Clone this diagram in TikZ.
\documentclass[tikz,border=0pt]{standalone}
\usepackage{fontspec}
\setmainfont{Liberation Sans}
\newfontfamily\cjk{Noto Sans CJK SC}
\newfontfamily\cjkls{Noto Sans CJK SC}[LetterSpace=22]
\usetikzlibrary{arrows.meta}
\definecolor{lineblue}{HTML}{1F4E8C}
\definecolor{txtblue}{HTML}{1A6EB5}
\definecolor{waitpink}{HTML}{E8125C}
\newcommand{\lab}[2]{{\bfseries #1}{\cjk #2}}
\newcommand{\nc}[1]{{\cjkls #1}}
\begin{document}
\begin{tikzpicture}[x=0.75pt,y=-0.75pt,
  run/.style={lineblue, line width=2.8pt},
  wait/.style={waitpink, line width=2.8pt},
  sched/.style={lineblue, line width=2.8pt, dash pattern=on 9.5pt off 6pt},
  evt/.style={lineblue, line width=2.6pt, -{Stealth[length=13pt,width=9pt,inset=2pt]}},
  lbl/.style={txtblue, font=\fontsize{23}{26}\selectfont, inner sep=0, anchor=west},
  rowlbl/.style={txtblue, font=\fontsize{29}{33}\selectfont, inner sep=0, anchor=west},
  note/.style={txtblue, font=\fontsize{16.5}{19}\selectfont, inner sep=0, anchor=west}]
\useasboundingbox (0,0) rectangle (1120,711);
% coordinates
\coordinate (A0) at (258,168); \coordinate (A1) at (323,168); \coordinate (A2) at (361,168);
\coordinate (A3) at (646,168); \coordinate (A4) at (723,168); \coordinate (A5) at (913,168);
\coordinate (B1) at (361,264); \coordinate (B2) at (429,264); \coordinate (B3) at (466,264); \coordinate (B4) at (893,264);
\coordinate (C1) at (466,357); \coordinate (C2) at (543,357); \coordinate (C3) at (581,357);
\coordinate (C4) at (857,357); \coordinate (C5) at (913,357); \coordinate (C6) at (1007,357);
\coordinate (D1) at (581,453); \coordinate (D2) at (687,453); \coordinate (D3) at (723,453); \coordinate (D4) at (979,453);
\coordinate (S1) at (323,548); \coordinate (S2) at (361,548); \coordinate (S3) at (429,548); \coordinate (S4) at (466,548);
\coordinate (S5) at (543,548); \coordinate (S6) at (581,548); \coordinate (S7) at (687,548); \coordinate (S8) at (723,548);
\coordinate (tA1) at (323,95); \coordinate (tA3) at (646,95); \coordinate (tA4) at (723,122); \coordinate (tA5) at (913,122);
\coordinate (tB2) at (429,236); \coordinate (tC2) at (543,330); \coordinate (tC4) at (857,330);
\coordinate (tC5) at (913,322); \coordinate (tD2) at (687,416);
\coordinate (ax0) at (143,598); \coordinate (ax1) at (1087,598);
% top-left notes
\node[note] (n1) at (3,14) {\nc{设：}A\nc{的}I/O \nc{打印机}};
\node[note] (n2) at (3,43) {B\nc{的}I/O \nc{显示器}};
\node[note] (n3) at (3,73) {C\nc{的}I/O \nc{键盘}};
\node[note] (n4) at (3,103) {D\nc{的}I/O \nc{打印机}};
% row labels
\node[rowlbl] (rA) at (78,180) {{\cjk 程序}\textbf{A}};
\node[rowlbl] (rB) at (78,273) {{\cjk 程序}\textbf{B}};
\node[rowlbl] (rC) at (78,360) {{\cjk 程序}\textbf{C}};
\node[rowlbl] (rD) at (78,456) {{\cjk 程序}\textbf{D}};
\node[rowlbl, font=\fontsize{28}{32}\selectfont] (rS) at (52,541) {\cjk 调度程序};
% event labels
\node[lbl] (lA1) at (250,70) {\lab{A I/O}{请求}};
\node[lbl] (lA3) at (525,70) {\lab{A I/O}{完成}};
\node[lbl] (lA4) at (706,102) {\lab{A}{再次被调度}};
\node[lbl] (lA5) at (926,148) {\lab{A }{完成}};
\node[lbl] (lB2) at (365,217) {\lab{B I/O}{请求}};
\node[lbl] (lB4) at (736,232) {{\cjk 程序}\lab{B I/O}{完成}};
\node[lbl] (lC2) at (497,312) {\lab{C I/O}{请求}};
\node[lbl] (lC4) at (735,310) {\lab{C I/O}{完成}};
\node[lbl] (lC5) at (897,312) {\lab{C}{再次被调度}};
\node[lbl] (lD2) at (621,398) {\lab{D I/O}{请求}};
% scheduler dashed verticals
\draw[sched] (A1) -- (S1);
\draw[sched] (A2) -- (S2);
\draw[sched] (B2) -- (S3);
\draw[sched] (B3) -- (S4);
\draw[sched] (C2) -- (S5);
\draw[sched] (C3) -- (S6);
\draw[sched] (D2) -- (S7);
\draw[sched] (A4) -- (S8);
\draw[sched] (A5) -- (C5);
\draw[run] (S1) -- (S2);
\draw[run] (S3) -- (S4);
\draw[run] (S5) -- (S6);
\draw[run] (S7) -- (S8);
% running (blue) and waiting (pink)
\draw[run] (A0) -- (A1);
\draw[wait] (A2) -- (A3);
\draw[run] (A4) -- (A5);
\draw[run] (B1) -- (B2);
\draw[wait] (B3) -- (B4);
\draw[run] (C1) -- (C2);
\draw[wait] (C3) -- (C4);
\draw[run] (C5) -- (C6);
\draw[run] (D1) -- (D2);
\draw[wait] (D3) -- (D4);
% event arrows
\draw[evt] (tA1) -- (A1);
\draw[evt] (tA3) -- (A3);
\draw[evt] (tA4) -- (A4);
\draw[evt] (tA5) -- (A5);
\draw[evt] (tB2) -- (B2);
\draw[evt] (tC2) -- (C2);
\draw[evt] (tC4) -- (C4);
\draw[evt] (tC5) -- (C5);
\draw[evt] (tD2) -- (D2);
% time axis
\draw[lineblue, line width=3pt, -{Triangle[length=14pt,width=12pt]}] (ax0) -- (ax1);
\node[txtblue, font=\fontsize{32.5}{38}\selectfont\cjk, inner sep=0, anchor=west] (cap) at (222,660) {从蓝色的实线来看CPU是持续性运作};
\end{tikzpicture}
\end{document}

----

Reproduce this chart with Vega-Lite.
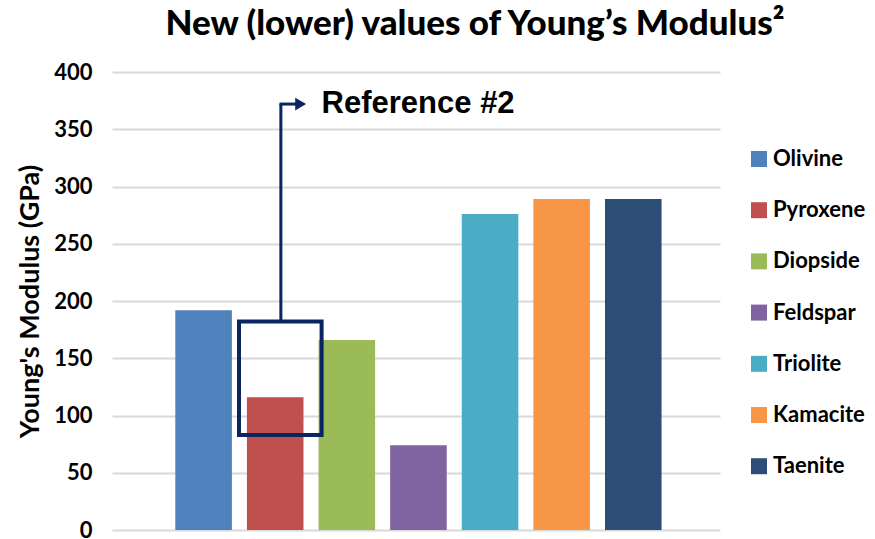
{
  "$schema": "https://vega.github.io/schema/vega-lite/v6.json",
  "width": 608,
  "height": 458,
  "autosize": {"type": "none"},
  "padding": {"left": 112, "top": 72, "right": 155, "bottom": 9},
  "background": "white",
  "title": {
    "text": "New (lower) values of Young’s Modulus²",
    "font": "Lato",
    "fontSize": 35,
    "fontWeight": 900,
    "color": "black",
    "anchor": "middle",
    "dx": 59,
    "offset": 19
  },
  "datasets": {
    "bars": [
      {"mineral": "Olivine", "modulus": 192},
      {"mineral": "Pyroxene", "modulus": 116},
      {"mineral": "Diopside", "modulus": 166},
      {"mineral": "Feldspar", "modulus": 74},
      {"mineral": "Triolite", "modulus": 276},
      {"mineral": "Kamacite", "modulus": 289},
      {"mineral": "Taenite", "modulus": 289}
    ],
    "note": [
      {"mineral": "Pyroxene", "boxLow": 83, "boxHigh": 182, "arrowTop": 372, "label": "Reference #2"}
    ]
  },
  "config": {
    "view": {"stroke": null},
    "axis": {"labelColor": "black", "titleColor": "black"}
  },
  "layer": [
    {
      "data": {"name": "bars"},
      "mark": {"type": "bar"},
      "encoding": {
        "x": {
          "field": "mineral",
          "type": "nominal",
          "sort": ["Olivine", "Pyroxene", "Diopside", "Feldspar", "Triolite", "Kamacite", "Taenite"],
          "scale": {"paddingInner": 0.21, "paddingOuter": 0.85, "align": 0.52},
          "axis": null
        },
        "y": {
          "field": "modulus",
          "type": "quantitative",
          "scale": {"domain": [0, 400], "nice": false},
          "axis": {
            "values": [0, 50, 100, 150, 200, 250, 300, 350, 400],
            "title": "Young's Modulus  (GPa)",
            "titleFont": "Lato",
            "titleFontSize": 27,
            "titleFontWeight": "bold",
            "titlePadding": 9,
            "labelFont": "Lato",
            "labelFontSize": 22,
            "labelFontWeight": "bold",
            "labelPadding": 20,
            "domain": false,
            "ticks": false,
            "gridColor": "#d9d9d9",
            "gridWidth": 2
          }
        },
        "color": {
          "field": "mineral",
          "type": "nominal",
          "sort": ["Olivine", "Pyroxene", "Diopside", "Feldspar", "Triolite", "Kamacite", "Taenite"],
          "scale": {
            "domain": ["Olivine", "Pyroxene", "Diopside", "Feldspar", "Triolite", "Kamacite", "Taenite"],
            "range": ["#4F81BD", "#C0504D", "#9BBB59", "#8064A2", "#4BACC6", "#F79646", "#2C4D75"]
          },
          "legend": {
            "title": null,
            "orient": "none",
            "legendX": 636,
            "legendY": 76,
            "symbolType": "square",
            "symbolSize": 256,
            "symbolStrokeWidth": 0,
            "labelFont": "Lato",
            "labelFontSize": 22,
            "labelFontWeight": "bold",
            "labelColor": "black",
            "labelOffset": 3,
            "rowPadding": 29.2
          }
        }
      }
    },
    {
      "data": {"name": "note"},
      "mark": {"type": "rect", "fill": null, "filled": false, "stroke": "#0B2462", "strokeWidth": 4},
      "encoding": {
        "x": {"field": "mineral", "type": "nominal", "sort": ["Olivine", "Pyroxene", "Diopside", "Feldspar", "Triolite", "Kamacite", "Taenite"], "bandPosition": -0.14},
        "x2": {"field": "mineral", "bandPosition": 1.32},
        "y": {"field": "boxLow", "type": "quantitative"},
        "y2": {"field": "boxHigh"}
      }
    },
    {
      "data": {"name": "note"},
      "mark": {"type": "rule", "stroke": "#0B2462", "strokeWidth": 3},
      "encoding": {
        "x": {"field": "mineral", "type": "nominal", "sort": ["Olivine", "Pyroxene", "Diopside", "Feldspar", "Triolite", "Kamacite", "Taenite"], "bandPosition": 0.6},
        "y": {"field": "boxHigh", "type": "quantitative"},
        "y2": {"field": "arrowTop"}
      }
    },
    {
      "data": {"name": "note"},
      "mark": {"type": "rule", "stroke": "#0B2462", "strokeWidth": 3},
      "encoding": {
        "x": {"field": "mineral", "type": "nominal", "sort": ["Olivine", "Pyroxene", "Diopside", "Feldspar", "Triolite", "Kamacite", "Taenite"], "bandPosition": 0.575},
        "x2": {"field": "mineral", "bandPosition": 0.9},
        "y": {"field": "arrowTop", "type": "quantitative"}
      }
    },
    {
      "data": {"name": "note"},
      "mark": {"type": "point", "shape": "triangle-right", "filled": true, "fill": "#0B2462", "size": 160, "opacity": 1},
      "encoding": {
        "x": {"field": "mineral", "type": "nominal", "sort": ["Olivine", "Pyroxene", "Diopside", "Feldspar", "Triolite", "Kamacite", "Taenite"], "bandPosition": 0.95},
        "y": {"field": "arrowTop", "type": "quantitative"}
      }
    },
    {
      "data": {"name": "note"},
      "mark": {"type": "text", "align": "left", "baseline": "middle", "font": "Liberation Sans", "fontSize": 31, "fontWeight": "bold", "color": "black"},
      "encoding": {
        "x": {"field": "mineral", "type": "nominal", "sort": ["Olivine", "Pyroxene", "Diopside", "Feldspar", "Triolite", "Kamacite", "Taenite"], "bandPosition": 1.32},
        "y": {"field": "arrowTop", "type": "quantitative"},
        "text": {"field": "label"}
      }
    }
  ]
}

----

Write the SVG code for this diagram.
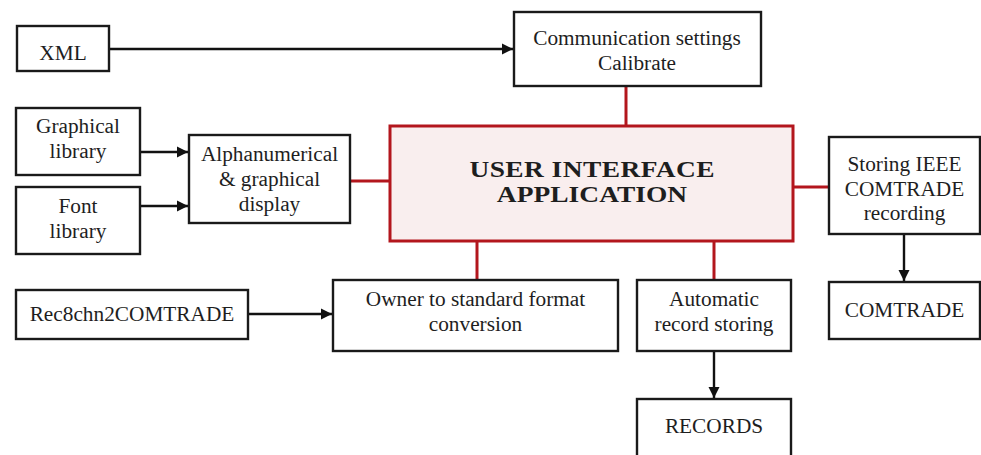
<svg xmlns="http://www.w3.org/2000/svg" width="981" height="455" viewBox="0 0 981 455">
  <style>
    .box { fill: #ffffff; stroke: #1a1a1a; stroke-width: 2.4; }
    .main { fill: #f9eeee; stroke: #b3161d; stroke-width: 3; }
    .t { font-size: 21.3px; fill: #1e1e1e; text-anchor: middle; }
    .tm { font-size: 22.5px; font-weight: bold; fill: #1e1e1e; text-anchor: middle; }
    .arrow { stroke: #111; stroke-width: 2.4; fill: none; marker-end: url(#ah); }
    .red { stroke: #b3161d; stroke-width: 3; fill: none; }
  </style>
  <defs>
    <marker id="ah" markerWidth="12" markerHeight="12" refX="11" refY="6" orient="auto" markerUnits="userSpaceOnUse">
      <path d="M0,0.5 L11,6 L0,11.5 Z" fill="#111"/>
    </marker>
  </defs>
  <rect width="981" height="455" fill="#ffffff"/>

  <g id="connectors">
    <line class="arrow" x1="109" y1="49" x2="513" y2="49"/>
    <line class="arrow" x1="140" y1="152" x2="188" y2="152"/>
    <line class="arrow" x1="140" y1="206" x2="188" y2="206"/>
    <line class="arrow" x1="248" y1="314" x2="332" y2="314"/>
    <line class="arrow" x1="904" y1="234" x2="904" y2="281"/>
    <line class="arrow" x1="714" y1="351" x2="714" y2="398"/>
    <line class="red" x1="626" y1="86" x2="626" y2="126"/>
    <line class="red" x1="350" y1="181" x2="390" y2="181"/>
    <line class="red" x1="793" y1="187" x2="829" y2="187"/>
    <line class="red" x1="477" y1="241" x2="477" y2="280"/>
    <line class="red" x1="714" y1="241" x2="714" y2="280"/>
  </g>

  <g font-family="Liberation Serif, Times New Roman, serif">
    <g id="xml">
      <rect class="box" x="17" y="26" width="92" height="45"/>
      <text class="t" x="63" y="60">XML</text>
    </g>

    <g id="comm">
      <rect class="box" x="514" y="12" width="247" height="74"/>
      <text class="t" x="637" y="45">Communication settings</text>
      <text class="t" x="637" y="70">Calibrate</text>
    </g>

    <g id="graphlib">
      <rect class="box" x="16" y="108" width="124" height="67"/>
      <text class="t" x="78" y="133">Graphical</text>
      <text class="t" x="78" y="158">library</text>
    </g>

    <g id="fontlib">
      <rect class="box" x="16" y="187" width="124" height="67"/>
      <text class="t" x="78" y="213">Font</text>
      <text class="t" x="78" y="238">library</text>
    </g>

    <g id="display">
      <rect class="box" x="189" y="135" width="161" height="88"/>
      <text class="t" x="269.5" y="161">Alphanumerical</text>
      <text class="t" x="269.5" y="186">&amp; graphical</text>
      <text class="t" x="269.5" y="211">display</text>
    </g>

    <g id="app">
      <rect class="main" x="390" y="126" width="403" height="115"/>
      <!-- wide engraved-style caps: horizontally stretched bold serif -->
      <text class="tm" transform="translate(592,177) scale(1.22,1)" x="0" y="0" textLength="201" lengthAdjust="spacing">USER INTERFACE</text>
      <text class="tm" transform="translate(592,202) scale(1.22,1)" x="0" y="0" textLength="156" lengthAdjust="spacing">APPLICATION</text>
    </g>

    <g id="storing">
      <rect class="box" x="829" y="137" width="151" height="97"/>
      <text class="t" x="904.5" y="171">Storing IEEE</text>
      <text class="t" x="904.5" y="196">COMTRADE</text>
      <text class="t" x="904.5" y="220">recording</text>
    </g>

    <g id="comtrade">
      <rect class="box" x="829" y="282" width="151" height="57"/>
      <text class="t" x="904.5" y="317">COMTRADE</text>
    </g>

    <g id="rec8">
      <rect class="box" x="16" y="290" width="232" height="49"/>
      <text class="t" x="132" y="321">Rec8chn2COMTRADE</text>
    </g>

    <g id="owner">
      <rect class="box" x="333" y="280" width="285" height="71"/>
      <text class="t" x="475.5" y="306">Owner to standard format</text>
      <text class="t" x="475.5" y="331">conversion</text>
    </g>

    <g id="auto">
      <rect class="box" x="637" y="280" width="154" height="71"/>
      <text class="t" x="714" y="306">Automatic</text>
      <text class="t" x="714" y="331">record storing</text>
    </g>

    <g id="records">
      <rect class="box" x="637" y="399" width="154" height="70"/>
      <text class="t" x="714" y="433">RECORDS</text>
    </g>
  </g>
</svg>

----

**Instruction:** Scan the listing above. Collect all lines with the word "diagram".

**Full answer:**
Clone this diagram in TikZ.
Write the SVG code for this diagram.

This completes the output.